[Records from a dataset]
--------------------

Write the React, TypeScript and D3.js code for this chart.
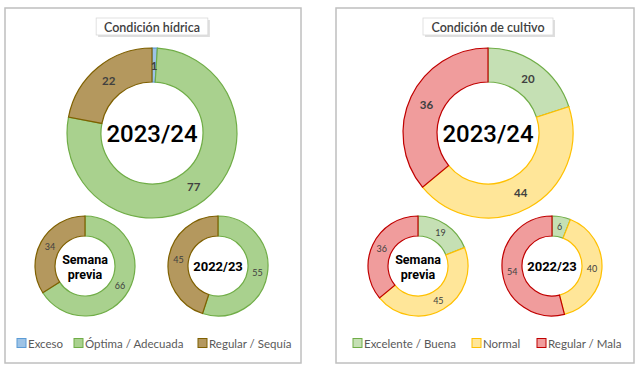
import * as d3 from "d3";

const hydricCats = ["Exceso", "Óptima / Adecuada", "Regular / Sequía"];
const hydricNow = [1, 77, 22];
const hydricPrev = [0, 66, 34];
const hydricLastYear = [0, 55, 45];
const hydricFill = ["#9DC3E6", "#A9D18E", "#B4985E"];
const hydricStroke = ["#5B9BD5", "#70AD47", "#7F6000"];

const cropCats = ["Excelente / Buena", "Normal", "Regular / Mala"];
const cropNow = [20, 44, 36];
const cropPrev = [19, 45, 36];
const cropLastYear = [6, 40, 54];
const cropFill = ["#C5E0B4", "#FFE699", "#F09C9C"];
const cropStroke = ["#70AD47", "#FFC000", "#C00000"];

const labelFont = "Lato, 'Open Sans', sans-serif";

type DonutProps = {
  values: number[];
  fill: string[];
  stroke: string[];
  cx: number;
  cy: number;
  outer: number;
  inner: number;
  center: string[];
  big: boolean;
};

const Donut = ({ values, fill, stroke, cx, cy, outer, inner, center, big }: DonutProps) => {
  const pie = d3.pie<number>().sort(null).value((d) => d);
  const arcs = pie(values);
  const arc = d3.arc<d3.PieArcDatum<number>>().innerRadius(inner).outerRadius(outer);
  const mid = (inner + outer) / 2;
  const labelArc = d3.arc<d3.PieArcDatum<number>>().innerRadius(mid).outerRadius(mid);
  const centerSize = big ? 24 : center.length > 1 ? 12.5 : 13;
  return (
    <g transform={`translate(${cx},${cy})`}>
      {arcs.map((a, i) =>
        a.value > 0 ? (
          <path key={i} d={arc(a) || ""} fill={fill[i]} stroke={stroke[i]} strokeWidth={1.2} />
        ) : null
      )}
      {arcs.map((a, i) => {
        if (a.value <= 0) return null;
        const [x, y] = labelArc.centroid(a);
        return (
          <text
            key={"l" + i}
            x={x}
            y={y}
            textAnchor="middle"
            dominantBaseline="central"
            fontFamily={labelFont}
            fontSize={big ? 11.5 : 9}
            fontWeight={big ? 700 : 400}
            fill="#404040"
          >
            {a.value}
          </text>
        );
      })}
      {center.map((t, i) => (
        <text
          key={"c" + i}
          x={0}
          y={(i - (center.length - 1) / 2) * 15 + (big ? 1 : 0.5)}
          textAnchor="middle"
          dominantBaseline="central"
          fontFamily="Roboto, sans-serif"
          fontWeight={big ? 500 : 700}
          fontSize={centerSize}
          fill="#000"
        >
          {t}
        </text>
      ))}
    </g>
  );
};

type PanelProps = {
  x: number;
  width: number;
  title: string;
  cats: string[];
  now: number[];
  prev: number[];
  last: number[];
  fill: string[];
  stroke: string[];
  bigCx: number;
  smallCx: [number, number];
  legendX: number[];
};

const Panel = ({ x, width, title, cats, now, prev, last, fill, stroke, bigCx, smallCx, legendX }: PanelProps) => {
  const titleW = title.length * 6.1 + 8;
  return (
    <g>
      <rect x={x} y={8} width={width} height={355} fill="#fff" stroke="#BFBFBF" strokeWidth={1.5} />
      <g>
        <rect x={bigCx - titleW / 2 + 2} y={20} width={titleW} height={17} fill="#D0D0D0" opacity={0.7} />
        <rect x={bigCx - titleW / 2} y={18} width={titleW} height={17} fill="#fff" stroke="#D9D9D9" strokeWidth={0.8} />
        <text
          x={bigCx}
          y={27}
          textAnchor="middle"
          dominantBaseline="central"
          fontFamily={labelFont}
          fontSize={12.5}
          fontWeight={600}
          fill="#404040"
        >
          {title}
        </text>
      </g>
      <Donut values={now} fill={fill} stroke={stroke} cx={bigCx} cy={133} outer={85} inner={51} center={["2023/24"]} big={true} />
      <Donut values={prev} fill={fill} stroke={stroke} cx={smallCx[0]} cy={266} outer={50} inner={30} center={["Semana", "previa"]} big={false} />
      <Donut values={last} fill={fill} stroke={stroke} cx={smallCx[1]} cy={266} outer={50} inner={30} center={["2022/23"]} big={false} />
      {cats.map((c, i) => (
        <g key={c} transform={`translate(${legendX[i]},343)`}>
          <rect x={0} y={-4.5} width={9} height={9} fill={fill[i]} stroke={stroke[i]} strokeWidth={1} />
          <text x={11} y={0} dominantBaseline="central" fontFamily={labelFont} fontSize={11.5} fill="#595959">
            {c}
          </text>
        </g>
      ))}
    </g>
  );
};

export default function App() {
  return (
    <svg width={640} height={372} style={{ position: "absolute", left: 0, top: 0 }}>
      <rect width={640} height={372} fill="#fff" />
      <Panel
        x={5}
        width={296}
        title="Condición hídrica"
        cats={hydricCats}
        now={hydricNow}
        prev={hydricPrev}
        last={hydricLastYear}
        fill={hydricFill}
        stroke={hydricStroke}
        bigCx={152}
        smallCx={[85, 218]}
        legendX={[17, 74, 198]}
      />
      <Panel
        x={336}
        width={298}
        title="Condición de cultivo"
        cats={cropCats}
        now={cropNow}
        prev={cropPrev}
        last={cropLastYear}
        fill={cropFill}
        stroke={cropStroke}
        bigCx={488}
        smallCx={[418, 552]}
        legendX={[353, 472, 537]}
      />
    </svg>
  );
}
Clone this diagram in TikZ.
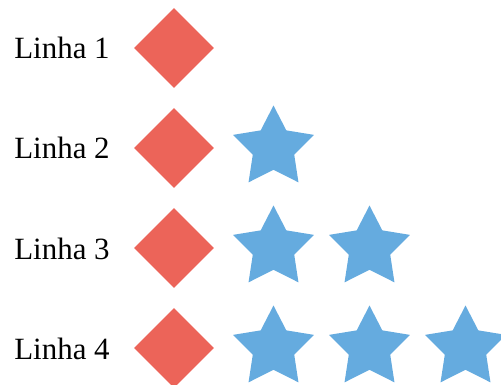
\documentclass[tikz,border=0pt]{standalone}
\usepackage{fontspec}
\setmainfont{Liberation Serif}
\usetikzlibrary{shapes.geometric}
\definecolor{gemred}{HTML}{EC6459}
\definecolor{starblue}{HTML}{65ABDF}
\tikzset{
  gem/.style={diamond, fill=gemred, minimum size=1.6cm, inner sep=0pt},
  bluestar/.style={star, star points=5, star point ratio=1.95, fill=starblue, minimum size=1.7cm, inner sep=0pt},
  rowlabel/.style={anchor=base west, inner sep=0pt, font=\fontsize{17.6}{20}\selectfont}
}
\begin{document}
\begin{tikzpicture}[x=0.02cm, y=-0.02cm]
\useasboundingbox (0,0) rectangle (501,385);

\node[rowlabel] (l1) at (14,59) {Linha 1};
\node[gem] (d1) at (174,48) {};

\node[rowlabel] (l2) at (14,159) {Linha 2};
\node[gem] (d2) at (174,148) {};
\node[bluestar] (s21) at (273.5,148) {};

\node[rowlabel] (l3) at (14,259) {Linha 3};
\node[gem] (d3) at (174,248) {};
\node[bluestar] (s31) at (273.5,248) {};
\node[bluestar] (s32) at (369.5,248) {};

\node[rowlabel] (l4) at (14,359) {Linha 4};
\node[gem] (d4) at (174,348) {};
\node[bluestar] (s41) at (273.5,348) {};
\node[bluestar] (s42) at (369.5,348) {};
\node[bluestar] (s43) at (465.5,348) {};
\end{tikzpicture}
\end{document}
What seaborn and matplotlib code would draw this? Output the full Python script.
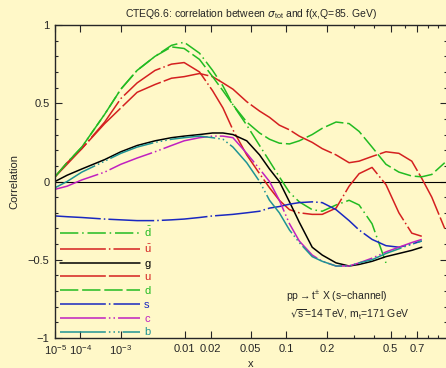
import numpy as np
import pandas as pd
import matplotlib
matplotlib.use("Agg")
import matplotlib.pyplot as plt
import seaborn as sns

sns.set_style("ticks")
plt.rcParams['font.family'] = ['Liberation Sans', 'DejaVu Sans']
plt.rcParams['mathtext.default'] = 'regular'

# x grid (momentum fraction)
x = [1e-5, 3.4e-5, 1.1e-4, 4.5e-4, 1.0e-3, 2.0e-3, 3.9e-3, 6.7e-3, 0.0098, 0.015,
     0.021, 0.027, 0.034, 0.046, 0.060, 0.073, 0.088, 0.106, 0.126, 0.157,
     0.185, 0.230, 0.280, 0.324, 0.389, 0.470, 0.557, 0.656, 0.742, 0.837, 0.974]
nan = np.nan
dbar = [0.03, 0.12, 0.22, 0.43, 0.59, 0.71, 0.80, 0.87, 0.89, 0.82,
        0.71, 0.61, 0.49, 0.36, 0.23, 0.13, 0.03, -0.07, -0.13, -0.18,
        -0.19, -0.15, -0.12, -0.15, -0.27, -0.52, nan, nan, nan, nan, nan]
ubar = [0.03, 0.12, 0.21, 0.38, 0.53, 0.63, 0.71, 0.75, 0.76, 0.70,
        0.58, 0.47, 0.33, 0.17, 0.05, -0.04, -0.12, -0.18, -0.20, -0.21,
        -0.21, -0.17, -0.03, 0.05, 0.09, -0.02, -0.20, -0.33, -0.35, nan, nan]
g = [0.0, 0.04, 0.08, 0.14, 0.19, 0.23, 0.26, 0.28, 0.29, 0.30,
     0.31, 0.31, 0.30, 0.26, 0.17, 0.08, 0.0, -0.13, -0.26, -0.42,
     -0.47, -0.52, -0.54, -0.53, -0.51, -0.48, -0.46, -0.44, -0.42, nan, nan]
u = [0.03, 0.11, 0.21, 0.37, 0.47, 0.57, 0.62, 0.66, 0.67, 0.69,
     0.67, 0.63, 0.59, 0.51, 0.45, 0.41, 0.36, 0.33, 0.29, 0.25,
     0.21, 0.17, 0.12, 0.13, 0.16, 0.19, 0.18, 0.13, 0.02, -0.10, -0.30]
d = [0.03, 0.12, 0.22, 0.43, 0.59, 0.71, 0.80, 0.86, 0.85, 0.78,
     0.67, 0.58, 0.49, 0.38, 0.31, 0.27, 0.245, 0.24, 0.26, 0.30,
     0.34, 0.38, 0.37, 0.32, 0.22, 0.11, 0.06, 0.035, 0.03, 0.045, 0.12]
s = [-0.22, -0.225, -0.23, -0.24, -0.245, -0.25, -0.25, -0.245, -0.24, -0.23,
     -0.22, -0.215, -0.21, -0.20, -0.19, -0.17, -0.16, -0.145, -0.135, -0.13,
     -0.135, -0.18, -0.25, -0.31, -0.37, -0.41, -0.42, -0.40, -0.38, nan, nan]
c = [-0.05, -0.03, 0.01, 0.06, 0.11, 0.15, 0.19, 0.23, 0.26, 0.28,
     0.29, 0.29, 0.28, 0.18, 0.08, 0.0, -0.12, -0.27, -0.38, -0.47,
     -0.51, -0.54, -0.54, -0.52, -0.49, -0.45, -0.42, -0.39, -0.37, nan, nan]
b = [-0.04, 0.0, 0.06, 0.13, 0.18, 0.22, 0.25, 0.27, 0.28, 0.29,
     0.28, 0.27, 0.22, 0.12, 0.0, -0.12, -0.20, -0.31, -0.39, -0.48,
     -0.51, -0.54, -0.54, -0.52, -0.50, -0.46, -0.43, -0.40, -0.38, nan, nan]

labels = [r'$\bar{d}$', r'$\bar{u}$', 'g', 'u', 'd', 's', 'c', 'b']
series = [dbar, ubar, g, u, d, s, c, b]
colors = ['#22bb22', '#d42020', '#000000', '#d42020', '#22bb22', '#1a28c0', '#c020c0', '#1f9494']
dashes = [(12, 2.5, 1, 2.5), (30, 2, 1, 2), None, (30, 2), (12, 2.5),
          (30, 2, 1, 2), (30, 2, 1, 2, 1, 2), (30, 2, 1, 2, 1, 2, 1, 2)]

xticks = [1e-5, 1e-4, 1e-3, 0.01, 0.02, 0.05, 0.1, 0.2, 0.5, 0.7]
xticklabels = [r'$10^{-5}$', r'$10^{-4}$', r'$10^{-3}$', '0.01', '0.02', '0.05', '0.1', '0.2', '0.5', '0.7']
yticks = [-1, -0.5, 0, 0.5, 1]
yticklabels = ['\u22121', '\u22120.5', '0', '0.5', '1']

bg = '#fff8c8'
fig = plt.figure(figsize=(4.46, 3.68), dpi=100, facecolor=bg)
ax = fig.add_axes([55 / 446, 1 - 338 / 368, 392 / 446, 313 / 368])
ax.set_facecolor(bg)

fwd = lambda v: np.sign(v) * np.abs(v) ** 0.2
inv = lambda w: np.sign(w) * np.abs(w) ** 5
ax.set_xscale('function', functions=(fwd, inv))

ax.axhline(0, color='black', lw=0.8, zorder=1)

for lab, ys, col, ds in zip(labels, series, colors, dashes):
    df = pd.DataFrame({'x': x, 'y': ys}).dropna()
    sns.lineplot(data=df, x='x', y='y', ax=ax, color=col, lw=1.1, label=lab,
                 sort=False, estimator=None)
    line = ax.lines[-1]
    if ds is not None:
        line.set_dashes(ds)

ax.set_xlim(1e-5, 1)
ax.set_ylim(-1, 1)
ax.set_xticks(xticks)
ax.set_xticklabels(xticklabels)
ax.set_xticks([0.3, 0.4, 0.6, 0.8, 0.9], minor=True)
ax.set_yticks(yticks)
ax.set_yticklabels(yticklabels)
ax.set_yticks(np.arange(-1, 1.01, 0.1), minor=True)
ax.tick_params(which='both', direction='in', top=True, right=True, labelsize=8, width=0.8)
ax.tick_params(which='major', length=5, pad=4)
ax.tick_params(which='minor', length=2.5)
for sp in ax.spines.values():
    sp.set_linewidth(1.0)

ax.set_xlabel('x', fontsize=8, labelpad=1)
ax.set_ylabel('Correlation', fontsize=8, labelpad=6)
ax.set_title(r'CTEQ6.6: correlation between $\mathit{\sigma}_{tot}$ and f(x,Q=85. GeV)', fontsize=7.5, pad=6)

leg = ax.legend(loc='upper left', bbox_to_anchor=(0.012, 0.362), frameon=False, fontsize=8,
                handlelength=7.2, handletextpad=0.4, labelspacing=0.34, borderpad=0,
                borderaxespad=0, labelcolor='linecolor')

ax.text(0.59, 0.122, r'pp$\rightarrow$t$^{\pm}$ X (s$-$channel)', transform=ax.transAxes, fontsize=7.5)
ax.text(0.60, 0.062, r'$\sqrt{s}$=14 TeV, m$_t$=171 GeV', transform=ax.transAxes, fontsize=7.5)

fig.savefig('out.png', dpi=100, facecolor=bg)
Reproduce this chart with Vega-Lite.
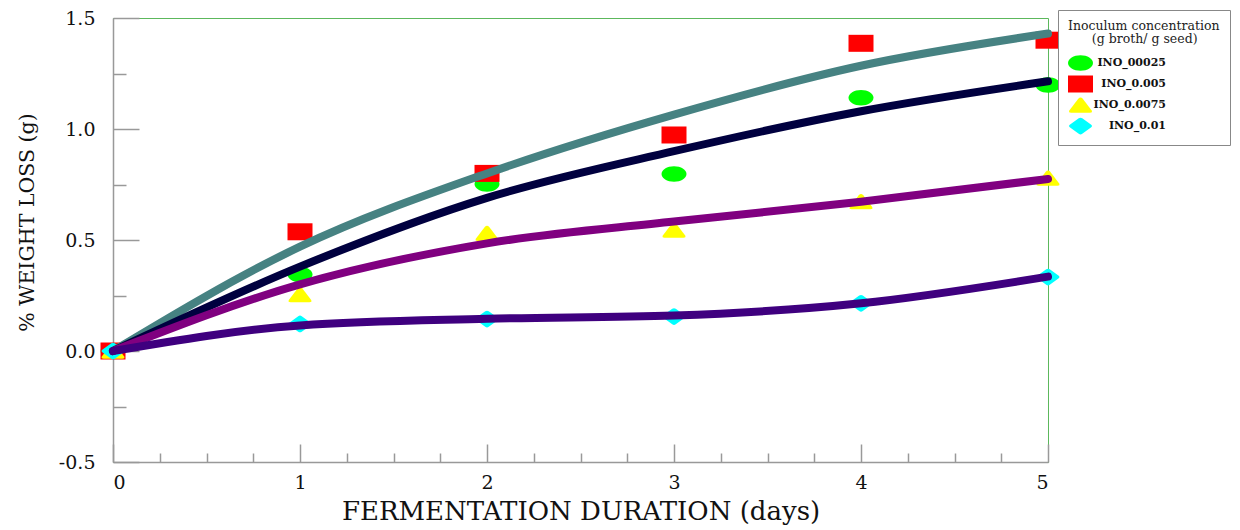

--------------------

### Requirements
Copy each line in the data that holds the word "code".

### Written reply
Write the React, TypeScript and D3.js code for this chart.
What seaborn and matplotlib code would draw this? Output the full Python script.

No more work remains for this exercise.